So, you have been building your profile and brand, and have stepped out into the real and virtual worlds to meet potential employers and companies. Now, let’s tackle an item that causes a lot of headaches even in this digital age; the CV. We hope to give you a little background and then some key tips in writing a top class CV.
Firstly, let’s discuss the difference between a resume and a CV. These two are frequently used interchangeably across the world. They do have small differences, and the words are used differently in different countries around the world, but with the world job market becoming more global the words are merging. For the sake of clarity we will provide a definition:-
The C.V., or to give it’s proper latin name Curriculum Vitae, meaning “course of life”, is a longer document, over 2 pages, and includes not only a chronological work history, but also your education history and all other achievements, such as publications, interests, skills and groups or affiliations. Usually it has a particular format. It is the most frequently used form in most of the world; Europe, Asia, Africa and the Middle East.
The Resume is generally shorter, about an A4 page in length, it has no format and is brief and concise. It does not have to be chronological and has no real format. It is used mostly in North America.
It is interesting to think that one of the Greatest minds in history, Leonardo da Vinci, is credited with writing the first professional Resume in 1482. It was used over the next 400 years by traveling workers or guildsman to introduce themselves for jobs, and by Lords and Diplomats to provide some kind of introduction. It was not until the 1950s that they became a formality for job seekers. Over the course of the 1960s and 70s they became more professional, and in 1984 the first book on writing a CV was published.

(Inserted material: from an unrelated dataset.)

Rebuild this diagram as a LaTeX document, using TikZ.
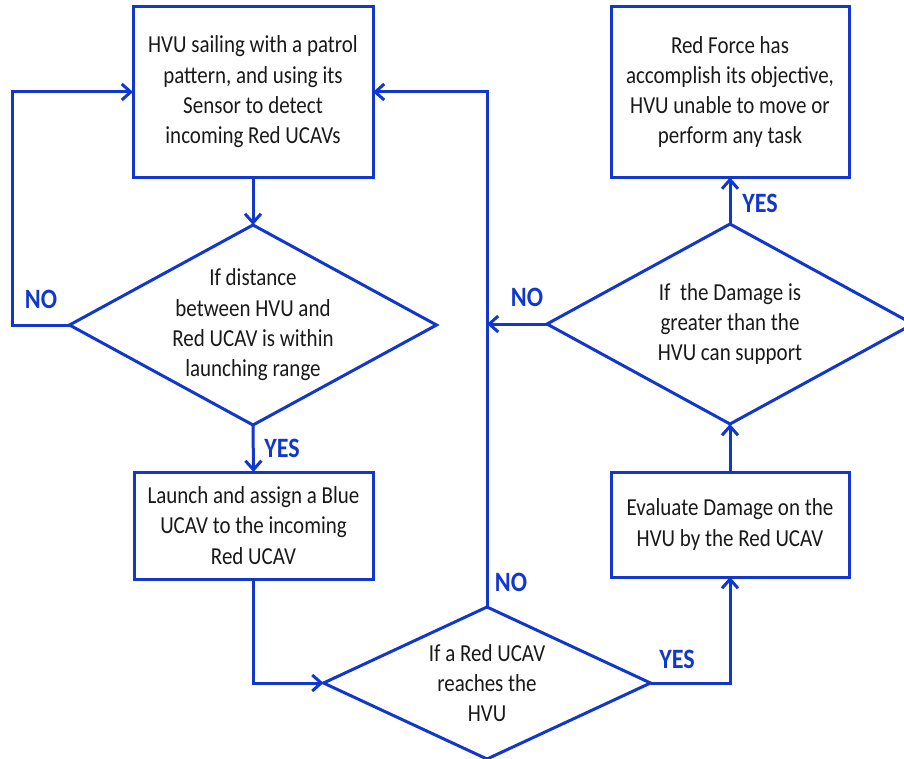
\documentclass[tikz,border=0pt]{standalone}
\usepackage{fontspec}
\setmainfont[FakeStretch=0.86]{Carlito}
\usetikzlibrary{shapes.geometric,arrows.meta}
\definecolor{flowblue}{RGB}{18,55,205}
\definecolor{flowtext}{RGB}{25,25,25}
\begin{document}
\begin{tikzpicture}[x=1pt,y=-1pt,
  every node/.style={inner sep=0pt,outer sep=0pt},
  procbox/.style={draw=flowblue,line width=3pt,rectangle},
  decision/.style={draw=flowblue,line width=3pt,diamond},
  bodytext/.style={align=center,text=flowtext,font=\fontsize{24.4}{30.3}\selectfont},
  answer/.style={text=flowblue,font=\fontsize{28}{30}\selectfont\bfseries},
  flow/.style={draw=flowblue,line width=3pt,-{Straight Barb[length=9pt,width=16pt,line width=3pt]}},
  plain/.style={draw=flowblue,line width=3pt}]
\useasboundingbox (0,0) rectangle (904,759);
\clip (0,0) rectangle (904,759);

% process boxes
\node[procbox,minimum width=240pt,minimum height=171pt] (patrol) at (253,92) {};
\node[bodytext] (patrolt) at (patrol.center) {HVU sailing with a patrol\\pattern, and using its\\Sensor to detect\\incoming Red UCAVs};

\node[procbox,minimum width=238pt,minimum height=171pt] (objective) at (730,92) {};
\node[bodytext] (objectivet) at (objective.center) {Red Force has\\accomplish its objective,\\HVU unable to move or\\perform any task};

\node[procbox,minimum width=239pt,minimum height=107pt] (launch) at (253.5,525.5) {};
\node[bodytext] (launcht) at (launch.center) {Launch and assign a Blue\\UCAV to the incoming\\Red UCAV};

\node[procbox,minimum width=238pt,minimum height=105pt] (evaluate) at (730,524.5) {};
\node[bodytext] (evaluatet) at (evaluate.center) {Evaluate Damage on the\\HVU by the Red UCAV};

% decisions
\node[decision,minimum width=367pt,minimum height=200pt] (range) at (253,325) {};
\node[bodytext] (ranget) at (range.center) {If distance\\between HVU and\\Red UCAV is within\\launching range};

\node[decision,minimum width=366pt,minimum height=200pt] (damage) at (730,324) {};
\node[bodytext] (damaget) at (damage.center) {If\ \ the Damage is\\greater than the\\HVU can support};

\node[decision,minimum width=327pt,minimum height=152pt] (reach) at (487,683) {};
\node[bodytext] (reacht) at (reach.center) {If a Red UCAV\\reaches the\\HVU};

% connectors
\coordinate (loopleft) at (12,92);
\coordinate (join) at (reach.north |- damage.west);

\draw[flow] (patrol.south) -- (range.north);
\draw[flow] (range.west) -| (loopleft) -- (patrol.west);
\draw[flow] (range.south) -- (launch.north);
\draw[flow] (launch.south) |- (reach.west);
\draw[flow] (reach.north) |- (patrol.east);
\draw[flow] (reach.east) -| (evaluate.south);
\draw[flow] (evaluate.north) -- (damage.south);
\draw[flow] (damage.west) -- (join);
\draw[flow] (damage.north) -- (objective.south);

% branch labels
\node[answer] (no1) at (41,299) {NO};
\node[answer] (yes1) at (282,448) {YES};
\node[answer] (no2) at (511,582) {NO};
\node[answer] (yes2) at (677,659) {YES};
\node[answer] (no3) at (527,297) {NO};
\node[answer] (yes3) at (760,203) {YES};
\end{tikzpicture}
\end{document}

The digital age has brought with it many online tools and resources, which have developed over the last 20 years, and has significantly changed both the job market and CV writing. The formation of LinkedIn in 2003 changed the CV market again, and now the ease of online video means that Video CV’s are more and more common.
5 Top Tips for CV/Resume
It is tempting to embellish your career or skills. No Gentleman would do this, but also don’t hide your light under a bushel. Be proud of your achievements and make sure to mention them.
If you make claims, make sure you can back them up, with references or links to the work in question.

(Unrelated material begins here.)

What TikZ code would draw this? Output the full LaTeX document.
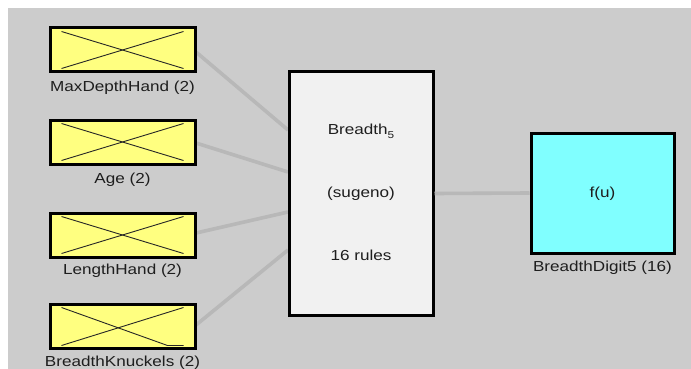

If you have gaps, explain them – children, sabbaticals, loss of job, etc.
Edit & Proof
Firstly, keep the format simple and the font generic, so that, if it is opened on any other computer, it will not change and look like a mess.
Make sure you read it and read it again; only 1 in 10 CV’s has no mistakes. Proofreading is essential. Lastly, give it to the Grammar Guru friend that you have to make sure you have made no mistakes, yet again.
It is worthwhile making sure that all your contact information is correct and visible.
First, do a base CV and then tailor it to each job you apply for. It is time consuming, but you are in a competitive position and need to Stand Out. Research the the company (Part 2) and find out what they are looking for so that you can highlight it in your CV.
If you are including a personal statement, make sure it is concise and gives a good summary of you.
Keep your Language positive, use words such as ‘developed’ and ‘achieved’.
Keep the whole tone positive, you can do this in a factual document.
Never criticise your old bosses or companies.
5 things to remember –
Always write a covering letter that is as specific as possible to the key person seeing your Resume. Highlight why your skills and background make you a great candidate.
Employers will ‘Google’ you and they will look at your LinkedIn profile. Hopefully you have done your preparation and all your digital life is consistent (Part 1) and the CV and Profile matches, if you haven’t done that then you had better do that immediately.
If you are uploading your CV to an online platform or engine, make sure that your Resume is keyword friendly. As the programme will search for mistakes and will search for keywords for the relevant job(s).
If you are in certain industries, you can bend our tip “Edit & Proof” and instead make your CV a real design piece that stands out. However, the details about making sure the spelling and the grammar are correct still holds true.
Walk a mile in their shoes
Finally, think about the employer and what they want. Think about the company and the department and indeed your direct boss/bosses and why they are hiring and to deal with what situation. You will tailor your approach and CV much more effectively if you spend some time to do this.